In occasione della XVI edizione di Milano Photofestival, la galleria Manifiesto Blanco propone un inedito progetto fotografico site-specific di Pierrick Gaumé. Il progetto Milano Shakerata – dedicato al capoluogo lombardo – si basa sul concetto di automorfosi, che deriva dalla fusione del termine greco antico Autós, cioè se stesso, con il termine Mórphôsis, cioè prendere forma.
Questa serie fotografica potrebbe essere interpretata semplicemente come delle immagini di automobili o di riflessi dell’architettura di Milano, deformati dalle superfici delle carrozzerie. Tuttavia queste fotografie mostrano anche dei riflessi con caratteristiche irregolari nei vari piani, volumi curvilinei e aerodinamici che suggeriscono una rappresentazione insolita dello spazio che li circonda. Questi piani e queste linee inevitabilmente definiscono – se non ridefiniscono – visioni invertite e distorte dello spazio urbano. Elementi architettonici contorti e frammentati da linee strutturali, a volte, generano un’esplosione di forme. Le loro numerose sfaccettature sono sempre più evidenti man mano che ci si lascia coinvolgere dalla suggestione della serie Milano Shakerata. Da quel momento, dalle immagini emergono luci e blocchi di colore, sparsi o ordinati su vari livelli, a volte con un punto focale che si alza e che sembra ardere come un’esplosione.
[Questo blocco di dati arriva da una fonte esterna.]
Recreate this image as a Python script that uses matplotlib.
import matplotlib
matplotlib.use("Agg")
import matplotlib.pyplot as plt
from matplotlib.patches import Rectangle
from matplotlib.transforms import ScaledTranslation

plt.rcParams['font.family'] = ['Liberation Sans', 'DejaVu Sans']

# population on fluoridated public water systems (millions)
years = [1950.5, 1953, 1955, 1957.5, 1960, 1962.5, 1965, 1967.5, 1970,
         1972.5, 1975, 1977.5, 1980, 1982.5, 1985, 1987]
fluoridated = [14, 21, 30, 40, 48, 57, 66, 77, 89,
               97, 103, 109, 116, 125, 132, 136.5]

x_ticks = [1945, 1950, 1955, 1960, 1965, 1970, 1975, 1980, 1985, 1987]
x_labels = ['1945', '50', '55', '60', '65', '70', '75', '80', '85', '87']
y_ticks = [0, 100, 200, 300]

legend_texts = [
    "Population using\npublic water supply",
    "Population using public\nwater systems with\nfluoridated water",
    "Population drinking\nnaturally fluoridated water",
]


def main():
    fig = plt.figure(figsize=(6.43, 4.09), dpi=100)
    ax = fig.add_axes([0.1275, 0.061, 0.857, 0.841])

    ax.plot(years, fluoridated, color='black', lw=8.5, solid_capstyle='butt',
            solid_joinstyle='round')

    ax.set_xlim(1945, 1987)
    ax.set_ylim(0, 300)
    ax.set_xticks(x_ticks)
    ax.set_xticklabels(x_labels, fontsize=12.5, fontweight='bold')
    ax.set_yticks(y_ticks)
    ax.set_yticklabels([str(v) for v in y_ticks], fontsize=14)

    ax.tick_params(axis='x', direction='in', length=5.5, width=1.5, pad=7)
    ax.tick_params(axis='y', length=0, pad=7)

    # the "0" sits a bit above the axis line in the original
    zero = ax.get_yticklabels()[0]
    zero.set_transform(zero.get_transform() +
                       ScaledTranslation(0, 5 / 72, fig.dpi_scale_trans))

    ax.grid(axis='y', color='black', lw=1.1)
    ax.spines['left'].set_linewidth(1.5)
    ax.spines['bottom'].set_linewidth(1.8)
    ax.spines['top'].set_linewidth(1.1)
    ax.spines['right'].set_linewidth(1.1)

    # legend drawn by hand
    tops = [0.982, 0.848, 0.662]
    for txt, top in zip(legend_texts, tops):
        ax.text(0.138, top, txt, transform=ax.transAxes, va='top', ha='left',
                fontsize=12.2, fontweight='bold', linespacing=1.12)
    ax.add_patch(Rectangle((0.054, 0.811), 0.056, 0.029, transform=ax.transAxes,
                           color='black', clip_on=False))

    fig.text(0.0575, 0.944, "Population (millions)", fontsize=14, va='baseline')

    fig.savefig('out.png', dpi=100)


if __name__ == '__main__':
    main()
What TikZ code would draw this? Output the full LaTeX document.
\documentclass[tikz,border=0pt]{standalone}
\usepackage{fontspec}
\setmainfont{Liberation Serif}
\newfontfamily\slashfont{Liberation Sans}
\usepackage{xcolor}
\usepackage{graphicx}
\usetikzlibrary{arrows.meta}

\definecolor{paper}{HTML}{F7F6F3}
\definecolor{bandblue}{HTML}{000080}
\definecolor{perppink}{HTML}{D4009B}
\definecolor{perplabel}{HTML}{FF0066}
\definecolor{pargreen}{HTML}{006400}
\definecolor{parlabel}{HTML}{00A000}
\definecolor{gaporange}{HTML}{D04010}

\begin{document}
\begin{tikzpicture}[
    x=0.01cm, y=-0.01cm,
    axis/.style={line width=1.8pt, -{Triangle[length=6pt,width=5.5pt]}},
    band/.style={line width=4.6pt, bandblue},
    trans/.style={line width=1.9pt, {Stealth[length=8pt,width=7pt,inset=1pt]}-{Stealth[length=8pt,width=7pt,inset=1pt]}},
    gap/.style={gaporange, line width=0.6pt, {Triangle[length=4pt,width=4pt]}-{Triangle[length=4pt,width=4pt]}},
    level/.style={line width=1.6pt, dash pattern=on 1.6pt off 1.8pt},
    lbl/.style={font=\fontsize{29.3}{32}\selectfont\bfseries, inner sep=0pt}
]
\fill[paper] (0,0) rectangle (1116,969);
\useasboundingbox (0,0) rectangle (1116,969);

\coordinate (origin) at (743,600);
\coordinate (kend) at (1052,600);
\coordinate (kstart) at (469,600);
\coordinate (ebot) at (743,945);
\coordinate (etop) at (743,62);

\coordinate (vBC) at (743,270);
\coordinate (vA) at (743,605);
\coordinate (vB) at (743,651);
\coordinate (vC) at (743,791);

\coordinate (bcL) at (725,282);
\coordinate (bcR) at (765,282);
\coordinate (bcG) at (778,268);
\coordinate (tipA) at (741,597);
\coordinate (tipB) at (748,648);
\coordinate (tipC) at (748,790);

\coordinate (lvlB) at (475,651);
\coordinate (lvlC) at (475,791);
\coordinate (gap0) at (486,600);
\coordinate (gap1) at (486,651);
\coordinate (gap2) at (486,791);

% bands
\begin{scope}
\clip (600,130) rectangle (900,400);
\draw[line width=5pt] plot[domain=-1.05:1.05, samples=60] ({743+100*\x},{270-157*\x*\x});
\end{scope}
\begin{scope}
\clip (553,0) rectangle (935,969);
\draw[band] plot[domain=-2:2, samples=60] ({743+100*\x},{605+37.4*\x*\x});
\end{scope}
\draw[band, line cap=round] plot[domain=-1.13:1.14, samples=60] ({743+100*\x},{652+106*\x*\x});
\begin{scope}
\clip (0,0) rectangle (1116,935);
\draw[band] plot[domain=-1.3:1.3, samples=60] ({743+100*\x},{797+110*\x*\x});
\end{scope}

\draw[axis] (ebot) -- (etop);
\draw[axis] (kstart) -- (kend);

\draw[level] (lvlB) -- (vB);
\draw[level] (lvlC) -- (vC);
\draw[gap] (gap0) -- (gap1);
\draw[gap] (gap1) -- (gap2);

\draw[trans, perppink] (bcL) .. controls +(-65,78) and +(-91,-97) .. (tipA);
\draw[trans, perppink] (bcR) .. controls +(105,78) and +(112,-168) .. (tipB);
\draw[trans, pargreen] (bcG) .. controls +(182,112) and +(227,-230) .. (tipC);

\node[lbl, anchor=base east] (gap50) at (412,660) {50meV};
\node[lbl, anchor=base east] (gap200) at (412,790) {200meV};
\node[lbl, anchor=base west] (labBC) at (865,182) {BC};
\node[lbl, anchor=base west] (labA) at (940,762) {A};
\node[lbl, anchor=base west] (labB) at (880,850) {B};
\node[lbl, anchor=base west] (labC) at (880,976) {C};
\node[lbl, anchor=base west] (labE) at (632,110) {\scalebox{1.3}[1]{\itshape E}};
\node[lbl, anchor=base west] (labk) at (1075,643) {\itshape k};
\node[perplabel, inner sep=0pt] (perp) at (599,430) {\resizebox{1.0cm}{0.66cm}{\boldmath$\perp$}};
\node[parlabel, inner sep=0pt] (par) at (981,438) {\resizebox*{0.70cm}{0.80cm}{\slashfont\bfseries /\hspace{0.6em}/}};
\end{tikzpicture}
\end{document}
Nella serie esposta, ogni immagine fotografica di Pierrick Gaumé suscita una percezione dinamica della compenetrazione tra i volumi degli oggetti e il loro ambiente fisico. Focalizzare l’attenzione su questo rapporto può far pensare ad opere del movimento cubista nella sua fase analitica, ma anche ad alcune del Futurismo italiano. I segni esistenti della realtà urbana appaiono ora articolati o slegati, ora decostruiti o remixati da oggetti-specchio deformanti in una visione “surreale” puramente visiva. Accolto e osservato dall’autore, questo fenomeno ottico gli consente di catturare la realtà della trasformazione in forme, luci e colori che offrono la nuova visione di uno spazio urbano graficamente ricomposto.Prive di qualsiasi genere di fotoritocco, le automorfosi di Gaumé non derivano da una ricostruzione mentale o intellettualizzata della realtà. In altre parole, si può affermare che sono reali quanto lo è la realtà.
With the opportunity of Milan’s Photofestival, the Manifiesto Blanco gallery chooses to unveil an unprecedented, site-specific photography project from Pierrick Gaumé. This project, named Milano Shakerata, is dedicated to the city of Milan and based on the photographer’s concept of automorphoses — from the ancient Greek term Autós, i.e. itself, and the term Mórphôsis, i.e. taking shape.
In this series of images, some people could see photographs of cars or photographs that show reflections of Milan’s architecture, distorted on automotive bodywork surfaces. However, these images also show reflections with irregular characteristics in the various planes, curvilinear and aerodynamic volumes that convey an unusual representation of the space surrounding them. Consequently, these planes and lines unavoidably define — if not redefine — inverted and distorted visions of urban space. Twisted city elements, fragmented with structural lines, sometimes generate an outbreak of shapes. Their many facets can be discovered as the Milano Shakerata series unfolds. Thereafter, scattered or orderly highlights and colour blocks emerge on various levels, sometimes with a focal point that rises up and looks as ardent as a fireburst.
As a whole, these photographic images from Pierrick Gaumé offer a dynamic perception of the interpenetration between volumes of objects and their physical environment. Focusing on this interpenetration relationship can recall works of the Cubist movement in its analytical phase, but also some from Italian Futurism. Existing signs of urban reality look both articulated and unknotted, both deconstructed and remixed by distorting mirror-objects in a “surreal” vision that is purely visual. Embraced and observed by the author, this optical phenomenon enables him to capture the reality of transformation in shapes, lights and colours that offer the new vision of a graphically-recomposed urban space.
Since Gaumé rules out to retouch his automorphoses, one can confirm these photographs do not result from a mental or intellectualised reconstruction of reality. In other words, they are as real as reality is.